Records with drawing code
start

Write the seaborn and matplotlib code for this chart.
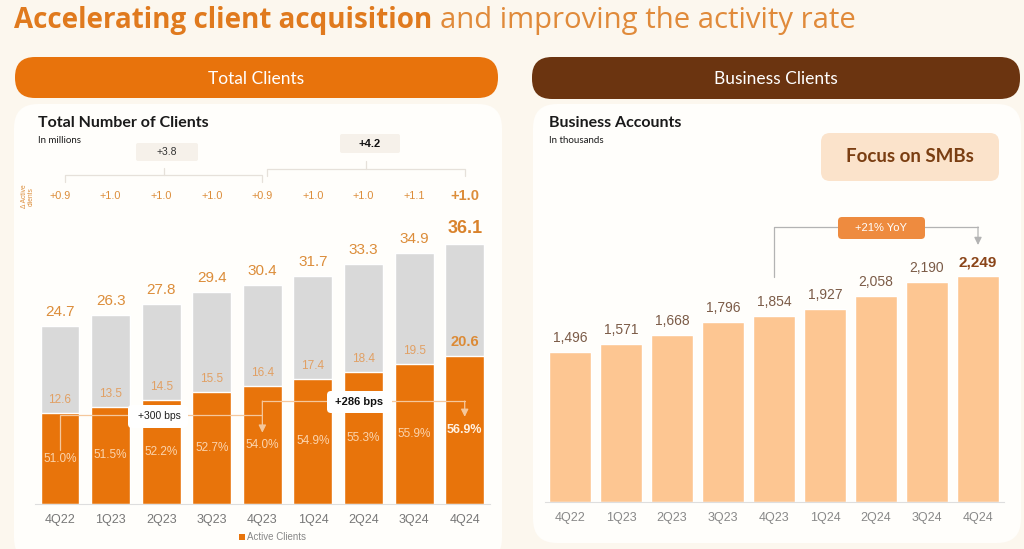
import matplotlib
matplotlib.use("Agg")
import matplotlib.pyplot as plt
import seaborn as sns
import pandas as pd
from matplotlib.patches import FancyBboxPatch, Rectangle
from matplotlib.transforms import IdentityTransform

# ---------------- data ----------------
quarters = ["4Q22", "1Q23", "2Q23", "3Q23", "4Q23", "1Q24", "2Q24", "3Q24", "4Q24"]
total_clients = [24.7, 26.3, 27.8, 29.4, 30.4, 31.7, 33.3, 34.9, 36.1]
active_clients = [12.6, 13.5, 14.5, 15.5, 16.4, 17.4, 18.4, 19.5, 20.6]
activity_rate = ["51.0%", "51.5%", "52.2%", "52.7%", "54.0%", "54.9%", "55.3%", "55.9%", "56.9%"]
delta_active = ["+0.9", "+1.0", "+1.0", "+1.0", "+0.9", "+1.0", "+1.0", "+1.1", "+1.0"]
period_growth = ["+3.8", "+4.2"]
bps_labels = ["+300 bps", "+286 bps"]
business_accounts = [1496, 1571, 1668, 1796, 1854, 1927, 2058, 2190, 2249]
yoy_label = "+21% YoY"

# ---------------- style ----------------
sns.set_style("white")
plt.rcParams["font.family"] = ["Liberation Sans", "DejaVu Sans"]
HEAD = ["Lato", "DejaVu Sans"]
TITLE = ["Open Sans", "DejaVu Sans"]

BG = "#fcf7ee"
PANEL = "#fffefb"
ORANGE = "#e8740b"
GRAY = "#d9d9d9"
PEACH = "#fdc692"
LBL = "#dc8d3a"
LBL2 = "#e1a064"
BROWN = "#6b3410"

W, H = 1024, 549
fig = plt.figure(figsize=(W / 100, H / 100), dpi=100)
fig.patch.set_facecolor(BG)


def fx(x):
    return x / W


def fy(y):
    return 1 - y / H


def rbox(x0, y0, x1, y1, r, fc, z=-5):
    p = FancyBboxPatch((x0, H - y1), x1 - x0, y1 - y0,
                       boxstyle=f"round,pad=0,rounding_size={r}",
                       transform=IdentityTransform(), fc=fc, ec="none", zorder=z)
    fig.add_artist(p)


def ftext(x, y, s, **kw):
    kw.setdefault("ha", "center")
    kw.setdefault("va", "center")
    kw.setdefault("zorder", 10)
    return fig.text(fx(x), fy(y), s, **kw)


def fit_text(t, target_px):
    fig.canvas.draw()
    w = t.get_window_extent().width
    t.set_fontsize(t.get_fontsize() * target_px / w)


# ---------------- title ----------------
t1 = ftext(14, 28, "Accelerating client acquisition", family=TITLE, fontweight="bold",
           fontsize=20, color="#e07a1e", va="baseline", ha="left")
fit_text(t1, 418)
fig.canvas.draw()
bb = t1.get_window_extent()
t2 = fig.text((bb.x1 + 8) / W, fy(28), "and improving the activity rate", family=TITLE,
              fontsize=20, color="#e08a3a", va="baseline", ha="left")
fit_text(t2, 415)

# ---------------- headers & panels ----------------
rbox(15, 57, 498, 98, 20, "#e8730c")
rbox(532, 57, 1020, 99, 20, BROWN)
ftext(256, 84, "Total Clients", family=HEAD, fontsize=12.5, color="white", va="baseline")
ftext(776, 84, "Business Clients", family=HEAD, fontsize=12.5, color="white", va="baseline")

rbox(14, 104, 502, 562, 24, PANEL)
rbox(533, 104, 1021, 543, 24, PANEL)

ftext(38, 127, "Total Number of Clients", family=HEAD, fontweight="bold", fontsize=11.5,
      color="#1a1a1a", ha="left", va="baseline")
ftext(38, 143, "In millions", family=HEAD, fontsize=7, color="#1a1a1a", ha="left", va="baseline")
ftext(549, 127, "Business Accounts", family=HEAD, fontweight="bold", fontsize=11.5,
      color="#1a1a1a", ha="left", va="baseline")
ftext(549, 143, "In thousands", family=HEAD, fontsize=7, color="#1a1a1a", ha="left", va="baseline")

# ---------------- left chart ----------------
ax1 = fig.add_axes([fx(34.7), fy(504), (490 - 34.7) / W, 288 / H])
ax1.set_facecolor("none")
df1 = pd.DataFrame({"quarter": quarters, "total": total_clients, "active": active_clients})
sns.barplot(data=df1, x="quarter", y="total", color=GRAY, saturation=1, width=0.77, ax=ax1)
sns.barplot(data=df1, x="quarter", y="active", color=ORANGE, saturation=1, width=0.77, ax=ax1)
ax1.set_xlim(-0.5, len(quarters) - 0.5)
ax1.set_ylim(0, 40)
ax1.set_xlabel("")
ax1.set_ylabel("")
ax1.set_yticks([])
for s in ["top", "left", "right"]:
    ax1.spines[s].set_visible(False)
ax1.spines["bottom"].set_color("#dedede")
ax1.tick_params(axis="x", length=0, pad=7, labelsize=9, labelcolor="#777777")

n = len(quarters)
for i in range(n):
    last = i == n - 1
    ax1.annotate(f"{total_clients[i]:.1f}", (i, total_clients[i]), xytext=(0, 5),
                 textcoords="offset points", ha="center", va="bottom",
                 fontsize=13 if last else 11, fontweight="bold" if last else "normal",
                 color="#d9822b" if last else LBL)
    ax1.annotate(f"{active_clients[i]:.1f}", (i, active_clients[i]), xytext=(0, 5),
                 textcoords="offset points", ha="center", va="bottom",
                 fontsize=10.5 if last else 8.5, fontweight="bold" if last else "normal",
                 color="#dc8a35" if last else LBL2)
    ax1.text(i, active_clients[i] / 2, activity_rate[i], ha="center", va="center",
             fontsize=9 if last else 8.5, fontweight="bold" if last else "normal",
             color="#fff1e2" if last else "#fbd4ad", zorder=5)
    ax1.text(i, 1.069, delta_active[i], transform=ax1.get_xaxis_transform(),
             ha="center", va="center", fontsize=10.5 if last else 7.8,
             fontweight="bold" if last else "normal", color=LBL, clip_on=False)

ax1.text(-0.63, 1.069, "Δ Active\nclients", transform=ax1.get_xaxis_transform(),
         rotation=90, ha="center", va="center", fontsize=4.8, color=LBL,
         linespacing=1.0, clip_on=False)

# period brackets
xt = ax1.get_xaxis_transform()
BR = "#e6e1da"
for (xa, xb, yb, ye, yc) in [(0.1, 4.0, 1.142, 1.118, 1.167), (4.1, 8.0, 1.163, 1.139, 1.191)]:
    ax1.plot([xa, xa, xb, xb], [ye, yb, yb, ye], color=BR, lw=0.9, transform=xt, clip_on=False)
    xm = (xa + xb) / 2
    ax1.plot([xm, xm], [yb, yc], color=BR, lw=0.9, transform=xt, clip_on=False)

rbox(136, 143, 198, 161, 2, "#f6f1ea", z=4)
ftext(167, 152, period_growth[0], fontsize=7.5, color="#333333")
rbox(340, 134, 400, 153, 2, "#f6f1ea", z=4)
ftext(370, 144, period_growth[1], fontsize=8, fontweight="bold", color="#111111")

# activity-rate connectors
LC = "#f5c79c"
ax1.plot([0, 0, 4], [7.5, 12.4, 12.4], color=LC, lw=0.9, zorder=4)
ax1.plot([4, 8], [14.3, 14.3], color=LC, lw=0.9, zorder=4)
for (x, y0, y1) in [(4, 14.3, 9.9), (8, 14.3, 12.1)]:
    ax1.annotate("", xy=(x, y1), xytext=(x, y0),
                 arrowprops=dict(arrowstyle="-|>,head_length=0.45,head_width=0.22",
                                 color=LC, lw=0.9, shrinkA=0, shrinkB=0), zorder=4)

rbox(128, 405, 188, 428, 4, "white", z=5)
ftext(159, 416, bps_labels[0], fontsize=7.5, color="#222222")
rbox(327, 391, 392, 413, 4, "white", z=5)
ftext(359, 402, bps_labels[1], fontsize=8, fontweight="bold", color="#111111")

# legend
fig.add_artist(Rectangle((239, H - 540), 6, 6, transform=IdentityTransform(),
                         fc=ORANGE, ec="none", zorder=6))
ftext(247, 537, "Active Clients", fontsize=7, color="#888888", ha="left")

# ---------------- right chart ----------------
ax2 = fig.add_axes([fx(544.5), fy(502), 459 / W, 250.75 / H])
ax2.set_facecolor("none")
df2 = pd.DataFrame({"quarter": quarters, "accounts": business_accounts})
sns.barplot(data=df2, x="quarter", y="accounts", color=PEACH, saturation=1, width=0.84, ax=ax2)
ax2.set_xlim(-0.5, len(quarters) - 0.5)
ax2.set_ylim(0, 2500)
ax2.set_xlabel("")
ax2.set_ylabel("")
ax2.set_yticks([])
for s in ["top", "left", "right"]:
    ax2.spines[s].set_visible(False)
ax2.spines["bottom"].set_color("#dedede")
ax2.tick_params(axis="x", length=0, pad=7, labelsize=9, labelcolor="#888888")

for i, v in enumerate(business_accounts):
    last = i == n - 1
    ax2.annotate(f"{v:,}", (i, v), xytext=(0, 5), textcoords="offset points",
                 ha="center", va="bottom", fontsize=11 if last else 10,
                 fontweight="bold" if last else "normal",
                 color="#8a4418" if last else "#7b5b47")

GC = "#b3b3b3"
ax2.plot([4, 4, 8], [2243, 2742, 2742], color=GC, lw=0.9, clip_on=False)
ax2.annotate("", xy=(8, 2562), xytext=(8, 2742),
             arrowprops=dict(arrowstyle="-|>,head_length=0.45,head_width=0.22",
                             color=GC, lw=0.9, shrinkA=0, shrinkB=0), annotation_clip=False)
rbox(838, 217, 925, 239, 4, "#ee8b3f", z=5)
ftext(881, 228, yoy_label, fontsize=8, color="white")

rbox(821, 133, 999, 181, 9, "#fbe3cb", z=4)
ftext(910, 157, "Focus on SMBs", family=HEAD, fontsize=13.5, fontweight="bold", color="#7a3e12")

fig.savefig("out.png", dpi=100, facecolor=BG)
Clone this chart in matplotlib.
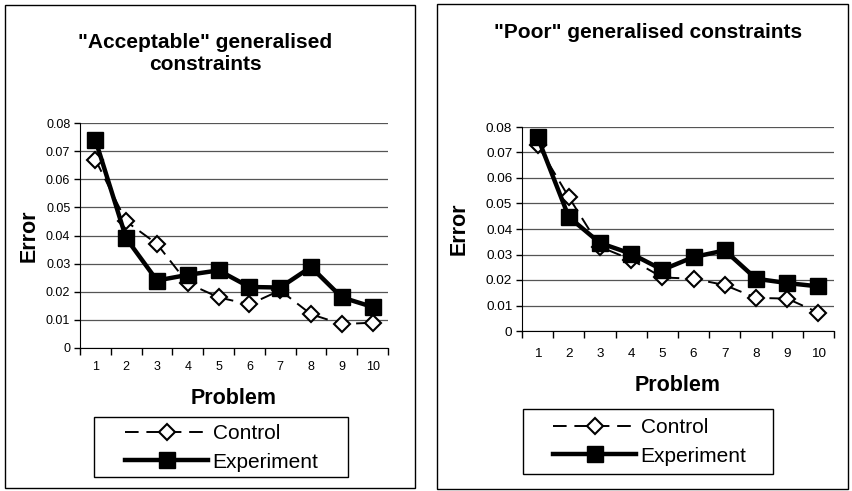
import numpy as np
import matplotlib
matplotlib.use("Agg")
import matplotlib.pyplot as plt
from matplotlib.patches import Rectangle

plt.rcParams['font.family'] = ['Liberation Sans', 'DejaVu Sans']

problems = [1, 2, 3, 4, 5, 6, 7, 8, 9, 10]

# "Acceptable" panel
acc_control = [0.067, 0.045, 0.037, 0.023, 0.018, 0.0155, 0.0205, 0.012, 0.0085, 0.009]
acc_experiment = [0.074, 0.039, 0.024, 0.026, 0.0276, 0.0217, 0.0215, 0.0288, 0.018, 0.0146]

# "Poor" panel
poor_control = [0.073, 0.0525, 0.033, 0.028, 0.021, 0.0205, 0.018, 0.013, 0.0127, 0.0072]
poor_experiment = [0.076, 0.0447, 0.0345, 0.0303, 0.024, 0.029, 0.0316, 0.0205, 0.0188, 0.0175]

y_ticks = [0, 0.01, 0.02, 0.03, 0.04, 0.05, 0.06, 0.07, 0.08]
y_labels = ['0', '0.01', '0.02', '0.03', '0.04', '0.05', '0.06', '0.07', '0.08']

W, H = 853, 491
fig = plt.figure(figsize=(8.53, 4.91), dpi=100)


def box(x0, y0, x1, y1):
    # pixel box (top-left origin) drawn in figure coords
    fig.patches.append(Rectangle((x0/W, 1-y1/H), (x1-x0)/W, (y1-y0)/H, transform=fig.transFigure,
                                 fill=False, edgecolor='black', linewidth=1.0, zorder=5))


# panel frames
box(5, 5, 415, 488)
box(437, 4, 848, 489)


def panel(rect, control, experiment, tick_fs, leg_box, leg_anchor, tick_pad):
    ax = fig.add_axes(rect)
    ax.plot(problems, control, color='black', linestyle=(0, (7, 4)), linewidth=1.4,
            marker='D', markersize=8, markerfacecolor='white', markeredgecolor='black',
            markeredgewidth=1.5, label='Control', zorder=3)
    ax.plot(problems, experiment, color='black', linewidth=3.2,
            marker='s', markersize=11, markerfacecolor='black', markeredgecolor='black',
            label='Experiment', zorder=4)
    ax.set_xlim(0.5, 10.5)
    ax.set_ylim(0, 0.08)
    ax.set_yticks(y_ticks)
    ax.set_yticklabels(y_labels, fontsize=tick_fs)
    ax.set_xticks(np.arange(0.5, 11, 1))
    ax.set_xticklabels([])
    ax.set_xticks(problems, minor=True)
    ax.set_xticklabels([str(p) for p in problems], minor=True, fontsize=tick_fs)
    ax.tick_params(axis='x', which='major', direction='out', length=5, width=1, color='black')
    ax.tick_params(axis='x', which='minor', length=0, pad=tick_pad)
    ax.tick_params(axis='y', direction='out', length=4, width=1, pad=3)
    ax.yaxis.grid(True, color='#555555', linewidth=0.9)
    ax.set_axisbelow(True)
    for s in ['top', 'right']:
        ax.spines[s].set_visible(False)
    ax.set_xlabel('Problem', fontsize=15.5, fontweight='bold')
    ax.set_ylabel('Error', fontsize=15.5, fontweight='bold')
    box(*leg_box)
    ax.legend(loc='center left', bbox_to_anchor=(leg_anchor[0]/W, 1-leg_anchor[1]/H),
              bbox_transform=fig.transFigure, fontsize=15, frameon=False, handlelength=4.0,
              borderpad=0, labelspacing=0.45, handletextpad=0.2, borderaxespad=0)
    return ax


ax1 = panel([80/W, 1-348/H, 308/W, 225/H], acc_control, acc_experiment, 9,
            (94, 417, 348, 477), (125, 448), 9)
ax1.xaxis.set_label_coords(0.5, -0.178)
ax1.yaxis.set_label_coords(-0.13, 0.5)
fig.text(205/W, 1-53/H, '"Acceptable" generalised\nconstraints', ha='center', va='center',
         fontsize=15, fontweight='bold', linespacing=1.2)

ax2 = panel([522/W, 1-331/H, 312/W, 204/H], poor_control, poor_experiment, 9.7,
            (523, 409, 773, 474), (553, 442), 12)
ax2.xaxis.set_label_coords(0.5, -0.216)
ax2.yaxis.set_label_coords(-0.167, 0.5)
fig.text(648/W, 1-32/H, '"Poor" generalised constraints', ha='center', va='center',
         fontsize=15, fontweight='bold')

fig.savefig('out.png', dpi=100)
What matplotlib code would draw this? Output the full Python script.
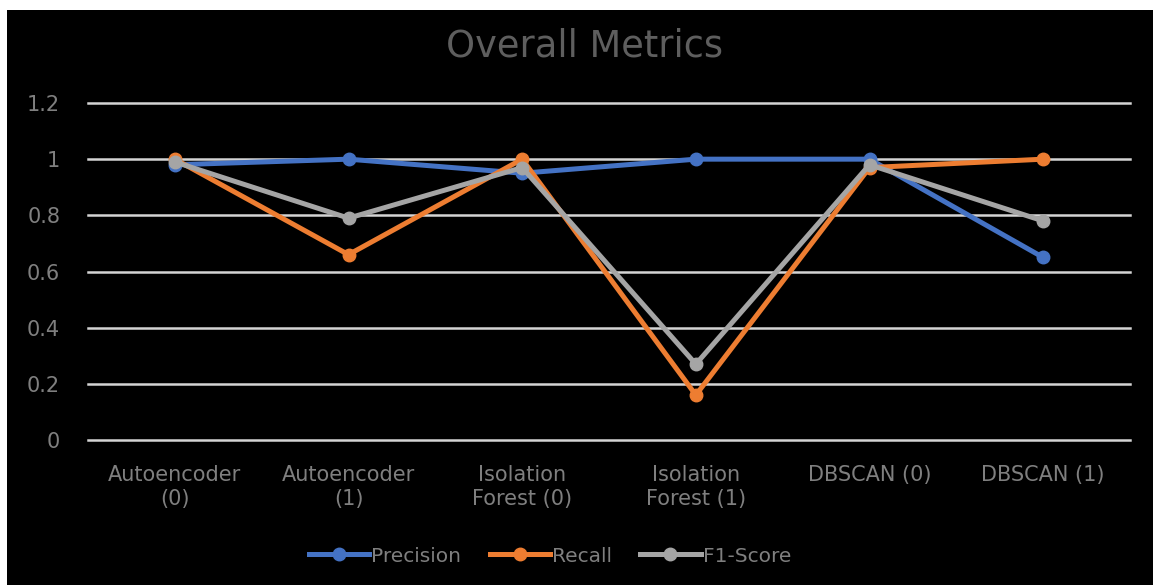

end

▸ **TASK DIRECTIONS**
Set the lines above down again, word for word, from the first through the one containing "from matplotlib.transforms import"; pictures excluded.

▸ **OUTPUT**
Write the seaborn and matplotlib code for this chart.
import matplotlib
matplotlib.use("Agg")
import matplotlib.pyplot as plt
import seaborn as sns
import pandas as pd
from matplotlib.patches import FancyBboxPatch, Rectangle
from matplotlib.transforms import IdentityTransform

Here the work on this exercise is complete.